#### [GOAL]
Copy all lines below exactly as written. Leave pictures out.

#### [DATA ROWS]
──────

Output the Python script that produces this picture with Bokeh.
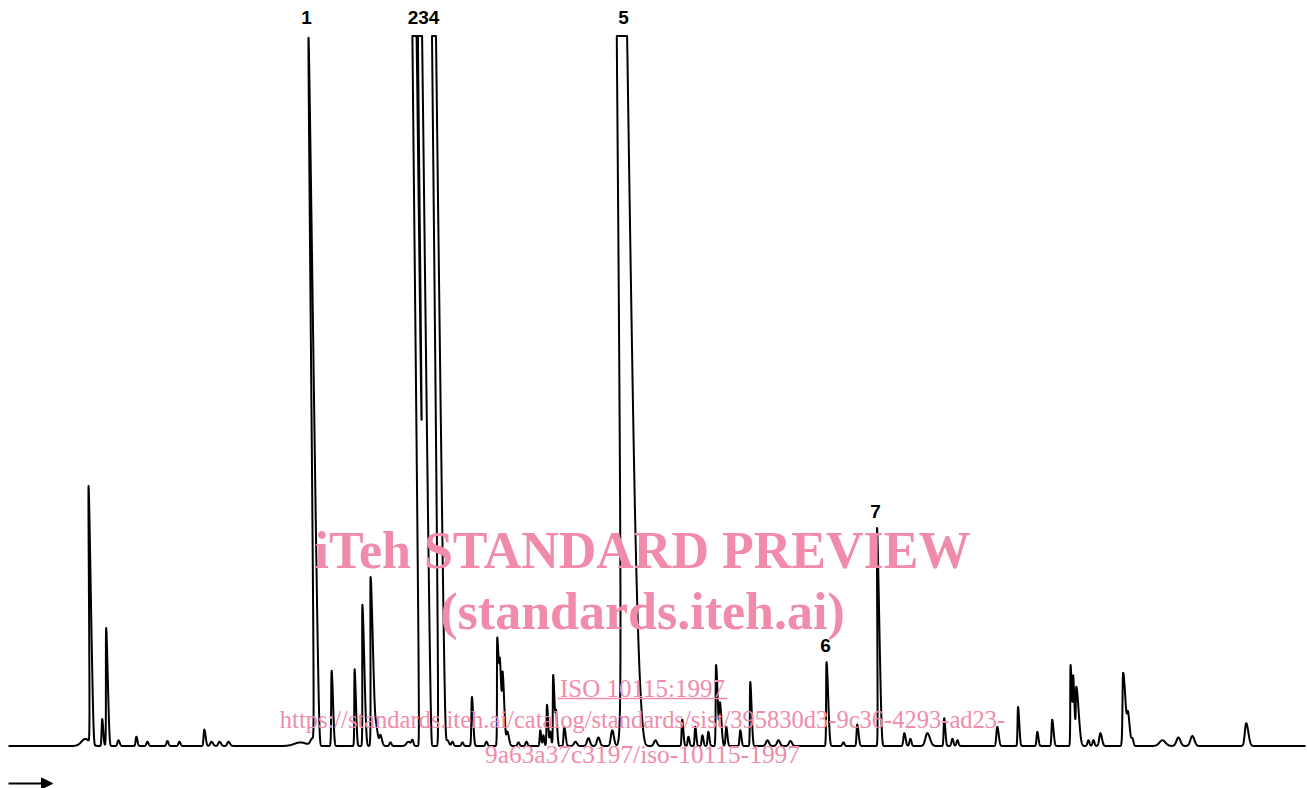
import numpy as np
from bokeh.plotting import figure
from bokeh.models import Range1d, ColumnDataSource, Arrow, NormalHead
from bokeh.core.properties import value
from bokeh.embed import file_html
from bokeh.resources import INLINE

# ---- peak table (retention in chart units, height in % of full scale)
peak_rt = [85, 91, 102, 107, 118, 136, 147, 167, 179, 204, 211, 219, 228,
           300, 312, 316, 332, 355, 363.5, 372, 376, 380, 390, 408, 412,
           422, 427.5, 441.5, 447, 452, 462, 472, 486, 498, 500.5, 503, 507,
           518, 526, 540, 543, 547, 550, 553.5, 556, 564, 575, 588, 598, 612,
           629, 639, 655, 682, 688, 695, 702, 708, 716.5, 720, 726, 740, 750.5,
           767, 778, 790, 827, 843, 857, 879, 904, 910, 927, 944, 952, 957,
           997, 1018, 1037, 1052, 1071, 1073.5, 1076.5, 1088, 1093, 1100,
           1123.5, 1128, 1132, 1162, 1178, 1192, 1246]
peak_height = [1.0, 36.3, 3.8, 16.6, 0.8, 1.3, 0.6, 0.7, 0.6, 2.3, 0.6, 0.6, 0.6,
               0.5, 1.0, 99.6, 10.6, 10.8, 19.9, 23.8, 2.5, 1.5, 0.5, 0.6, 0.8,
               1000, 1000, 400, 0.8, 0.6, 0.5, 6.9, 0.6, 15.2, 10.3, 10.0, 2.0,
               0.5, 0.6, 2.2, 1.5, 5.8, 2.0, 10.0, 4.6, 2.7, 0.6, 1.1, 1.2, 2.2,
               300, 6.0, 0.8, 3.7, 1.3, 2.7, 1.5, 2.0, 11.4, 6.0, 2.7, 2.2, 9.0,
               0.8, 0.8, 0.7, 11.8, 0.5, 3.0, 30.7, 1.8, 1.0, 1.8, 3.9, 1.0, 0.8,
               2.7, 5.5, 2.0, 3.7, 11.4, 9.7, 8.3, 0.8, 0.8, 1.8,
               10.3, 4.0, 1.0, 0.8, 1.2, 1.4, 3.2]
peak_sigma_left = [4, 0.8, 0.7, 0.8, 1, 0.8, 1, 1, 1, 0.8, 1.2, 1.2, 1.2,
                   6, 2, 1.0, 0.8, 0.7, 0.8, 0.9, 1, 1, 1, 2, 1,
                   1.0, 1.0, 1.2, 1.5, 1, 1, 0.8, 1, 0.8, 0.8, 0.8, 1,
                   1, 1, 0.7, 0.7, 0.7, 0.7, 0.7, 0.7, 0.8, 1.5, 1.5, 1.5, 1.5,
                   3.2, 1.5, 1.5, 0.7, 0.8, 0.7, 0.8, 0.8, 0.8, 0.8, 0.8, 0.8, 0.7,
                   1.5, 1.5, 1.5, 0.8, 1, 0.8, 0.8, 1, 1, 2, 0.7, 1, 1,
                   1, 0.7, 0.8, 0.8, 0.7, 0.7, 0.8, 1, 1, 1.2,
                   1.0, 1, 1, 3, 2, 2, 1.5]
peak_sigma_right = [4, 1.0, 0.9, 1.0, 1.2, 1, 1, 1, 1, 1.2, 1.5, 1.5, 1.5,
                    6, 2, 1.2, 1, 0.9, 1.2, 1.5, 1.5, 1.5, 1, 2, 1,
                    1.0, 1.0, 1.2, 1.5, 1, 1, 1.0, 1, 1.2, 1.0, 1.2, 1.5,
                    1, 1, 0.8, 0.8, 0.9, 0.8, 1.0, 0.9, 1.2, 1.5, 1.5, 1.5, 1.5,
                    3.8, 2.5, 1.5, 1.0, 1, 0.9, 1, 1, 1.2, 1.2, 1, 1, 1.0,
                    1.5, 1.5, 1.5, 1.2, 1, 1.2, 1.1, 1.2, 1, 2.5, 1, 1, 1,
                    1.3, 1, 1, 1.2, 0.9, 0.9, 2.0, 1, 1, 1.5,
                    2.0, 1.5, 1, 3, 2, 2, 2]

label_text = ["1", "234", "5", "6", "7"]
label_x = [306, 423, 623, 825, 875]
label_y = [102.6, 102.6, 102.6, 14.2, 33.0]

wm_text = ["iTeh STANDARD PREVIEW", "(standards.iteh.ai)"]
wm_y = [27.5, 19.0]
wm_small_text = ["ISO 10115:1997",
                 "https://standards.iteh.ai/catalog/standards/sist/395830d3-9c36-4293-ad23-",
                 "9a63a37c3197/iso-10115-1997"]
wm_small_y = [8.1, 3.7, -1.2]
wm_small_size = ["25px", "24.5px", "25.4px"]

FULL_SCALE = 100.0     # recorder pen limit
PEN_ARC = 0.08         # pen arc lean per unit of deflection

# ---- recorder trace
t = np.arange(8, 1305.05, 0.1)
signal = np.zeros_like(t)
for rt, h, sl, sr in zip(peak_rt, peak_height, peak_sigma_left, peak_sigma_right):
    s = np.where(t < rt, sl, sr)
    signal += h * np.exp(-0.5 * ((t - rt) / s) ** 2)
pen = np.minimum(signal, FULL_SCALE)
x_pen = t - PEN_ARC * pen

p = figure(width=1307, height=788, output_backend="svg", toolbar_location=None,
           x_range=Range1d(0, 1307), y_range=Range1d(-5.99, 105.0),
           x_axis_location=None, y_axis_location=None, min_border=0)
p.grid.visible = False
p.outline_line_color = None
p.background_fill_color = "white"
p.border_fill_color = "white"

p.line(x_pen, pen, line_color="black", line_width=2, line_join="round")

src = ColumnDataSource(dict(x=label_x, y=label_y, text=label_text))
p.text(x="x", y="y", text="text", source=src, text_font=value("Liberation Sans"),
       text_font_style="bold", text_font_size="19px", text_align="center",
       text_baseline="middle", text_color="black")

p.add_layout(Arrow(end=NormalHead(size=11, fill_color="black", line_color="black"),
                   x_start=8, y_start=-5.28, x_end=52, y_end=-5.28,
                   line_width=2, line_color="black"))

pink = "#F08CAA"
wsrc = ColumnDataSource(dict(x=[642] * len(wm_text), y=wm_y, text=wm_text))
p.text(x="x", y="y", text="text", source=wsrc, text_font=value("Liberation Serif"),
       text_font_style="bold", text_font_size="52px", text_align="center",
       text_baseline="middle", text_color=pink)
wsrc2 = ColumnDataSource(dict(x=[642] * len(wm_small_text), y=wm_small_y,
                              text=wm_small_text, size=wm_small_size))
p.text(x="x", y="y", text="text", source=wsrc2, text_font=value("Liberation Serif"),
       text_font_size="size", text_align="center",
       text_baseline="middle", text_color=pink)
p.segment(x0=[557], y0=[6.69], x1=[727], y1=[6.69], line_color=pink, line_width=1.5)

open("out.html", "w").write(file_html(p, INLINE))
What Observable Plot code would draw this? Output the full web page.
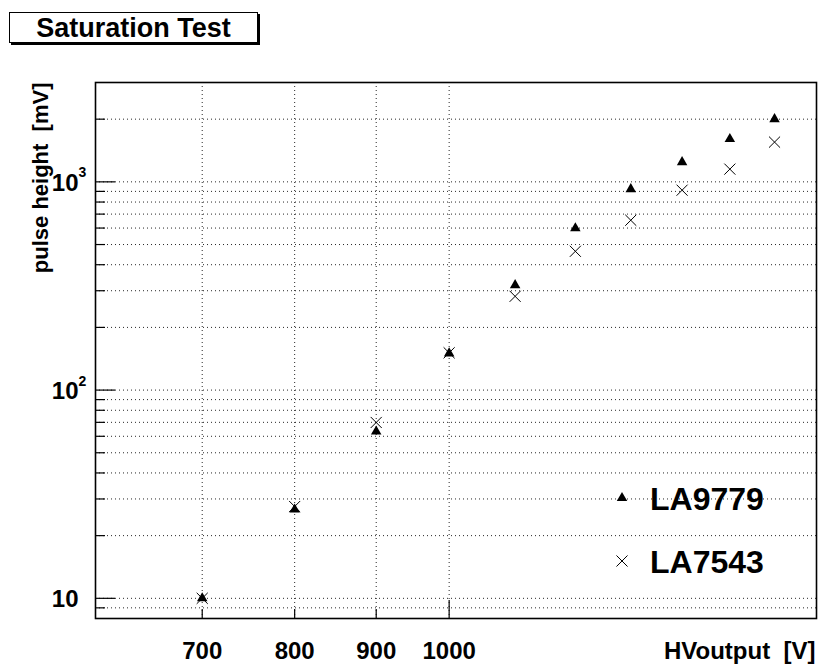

──────

#### [ANSWER TO THE PROBLEM]
Output the Python script that produces this picture with Bokeh.
import numpy as np
from bokeh.plotting import figure
from bokeh.models import Range1d, ColumnDataSource, Arrow, NormalHead
from bokeh.core.properties import value
from bokeh.embed import file_html
from bokeh.resources import INLINE

# ---- peak table (retention in chart units, height in % of full scale)
peak_rt = [85, 91, 102, 107, 118, 136, 147, 167, 179, 204, 211, 219, 228,
           300, 312, 316, 332, 355, 363.5, 372, 376, 380, 390, 408, 412,
           422, 427.5, 441.5, 447, 452, 462, 472, 486, 498, 500.5, 503, 507,
           518, 526, 540, 543, 547, 550, 553.5, 556, 564, 575, 588, 598, 612,
           629, 639, 655, 682, 688, 695, 702, 708, 716.5, 720, 726, 740, 750.5,
           767, 778, 790, 827, 843, 857, 879, 904, 910, 927, 944, 952, 957,
           997, 1018, 1037, 1052, 1071, 1073.5, 1076.5, 1088, 1093, 1100,
           1123.5, 1128, 1132, 1162, 1178, 1192, 1246]
peak_height = [1.0, 36.3, 3.8, 16.6, 0.8, 1.3, 0.6, 0.7, 0.6, 2.3, 0.6, 0.6, 0.6,
               0.5, 1.0, 99.6, 10.6, 10.8, 19.9, 23.8, 2.5, 1.5, 0.5, 0.6, 0.8,
               1000, 1000, 400, 0.8, 0.6, 0.5, 6.9, 0.6, 15.2, 10.3, 10.0, 2.0,
               0.5, 0.6, 2.2, 1.5, 5.8, 2.0, 10.0, 4.6, 2.7, 0.6, 1.1, 1.2, 2.2,
               300, 6.0, 0.8, 3.7, 1.3, 2.7, 1.5, 2.0, 11.4, 6.0, 2.7, 2.2, 9.0,
               0.8, 0.8, 0.7, 11.8, 0.5, 3.0, 30.7, 1.8, 1.0, 1.8, 3.9, 1.0, 0.8,
               2.7, 5.5, 2.0, 3.7, 11.4, 9.7, 8.3, 0.8, 0.8, 1.8,
               10.3, 4.0, 1.0, 0.8, 1.2, 1.4, 3.2]
peak_sigma_left = [4, 0.8, 0.7, 0.8, 1, 0.8, 1, 1, 1, 0.8, 1.2, 1.2, 1.2,
                   6, 2, 1.0, 0.8, 0.7, 0.8, 0.9, 1, 1, 1, 2, 1,
                   1.0, 1.0, 1.2, 1.5, 1, 1, 0.8, 1, 0.8, 0.8, 0.8, 1,
                   1, 1, 0.7, 0.7, 0.7, 0.7, 0.7, 0.7, 0.8, 1.5, 1.5, 1.5, 1.5,
                   3.2, 1.5, 1.5, 0.7, 0.8, 0.7, 0.8, 0.8, 0.8, 0.8, 0.8, 0.8, 0.7,
                   1.5, 1.5, 1.5, 0.8, 1, 0.8, 0.8, 1, 1, 2, 0.7, 1, 1,
                   1, 0.7, 0.8, 0.8, 0.7, 0.7, 0.8, 1, 1, 1.2,
                   1.0, 1, 1, 3, 2, 2, 1.5]
peak_sigma_right = [4, 1.0, 0.9, 1.0, 1.2, 1, 1, 1, 1, 1.2, 1.5, 1.5, 1.5,
                    6, 2, 1.2, 1, 0.9, 1.2, 1.5, 1.5, 1.5, 1, 2, 1,
                    1.0, 1.0, 1.2, 1.5, 1, 1, 1.0, 1, 1.2, 1.0, 1.2, 1.5,
                    1, 1, 0.8, 0.8, 0.9, 0.8, 1.0, 0.9, 1.2, 1.5, 1.5, 1.5, 1.5,
                    3.8, 2.5, 1.5, 1.0, 1, 0.9, 1, 1, 1.2, 1.2, 1, 1, 1.0,
                    1.5, 1.5, 1.5, 1.2, 1, 1.2, 1.1, 1.2, 1, 2.5, 1, 1, 1,
                    1.3, 1, 1, 1.2, 0.9, 0.9, 2.0, 1, 1, 1.5,
                    2.0, 1.5, 1, 3, 2, 2, 2]

label_text = ["1", "234", "5", "6", "7"]
label_x = [306, 423, 623, 825, 875]
label_y = [102.6, 102.6, 102.6, 14.2, 33.0]

wm_text = ["iTeh STANDARD PREVIEW", "(standards.iteh.ai)"]
wm_y = [27.5, 19.0]
wm_small_text = ["ISO 10115:1997",
                 "https://standards.iteh.ai/catalog/standards/sist/395830d3-9c36-4293-ad23-",
                 "9a63a37c3197/iso-10115-1997"]
wm_small_y = [8.1, 3.7, -1.2]
wm_small_size = ["25px", "24.5px", "25.4px"]

FULL_SCALE = 100.0     # recorder pen limit
PEN_ARC = 0.08         # pen arc lean per unit of deflection

# ---- recorder trace
t = np.arange(8, 1305.05, 0.1)
signal = np.zeros_like(t)
for rt, h, sl, sr in zip(peak_rt, peak_height, peak_sigma_left, peak_sigma_right):
    s = np.where(t < rt, sl, sr)
    signal += h * np.exp(-0.5 * ((t - rt) / s) ** 2)
pen = np.minimum(signal, FULL_SCALE)
x_pen = t - PEN_ARC * pen

p = figure(width=1307, height=788, output_backend="svg", toolbar_location=None,
           x_range=Range1d(0, 1307), y_range=Range1d(-5.99, 105.0),
           x_axis_location=None, y_axis_location=None, min_border=0)
p.grid.visible = False
p.outline_line_color = None
p.background_fill_color = "white"
p.border_fill_color = "white"

p.line(x_pen, pen, line_color="black", line_width=2, line_join="round")

src = ColumnDataSource(dict(x=label_x, y=label_y, text=label_text))
p.text(x="x", y="y", text="text", source=src, text_font=value("Liberation Sans"),
       text_font_style="bold", text_font_size="19px", text_align="center",
       text_baseline="middle", text_color="black")

p.add_layout(Arrow(end=NormalHead(size=11, fill_color="black", line_color="black"),
                   x_start=8, y_start=-5.28, x_end=52, y_end=-5.28,
                   line_width=2, line_color="black"))

pink = "#F08CAA"
wsrc = ColumnDataSource(dict(x=[642] * len(wm_text), y=wm_y, text=wm_text))
p.text(x="x", y="y", text="text", source=wsrc, text_font=value("Liberation Serif"),
       text_font_style="bold", text_font_size="52px", text_align="center",
       text_baseline="middle", text_color=pink)
wsrc2 = ColumnDataSource(dict(x=[642] * len(wm_small_text), y=wm_small_y,
                              text=wm_small_text, size=wm_small_size))
p.text(x="x", y="y", text="text", source=wsrc2, text_font=value("Liberation Serif"),
       text_font_size="size", text_align="center",
       text_baseline="middle", text_color=pink)
p.segment(x0=[557], y0=[6.69], x1=[727], y1=[6.69], line_color=pink, line_width=1.5)

open("out.html", "w").write(file_html(p, INLINE))
What Observable Plot code would draw this? Output the full web page.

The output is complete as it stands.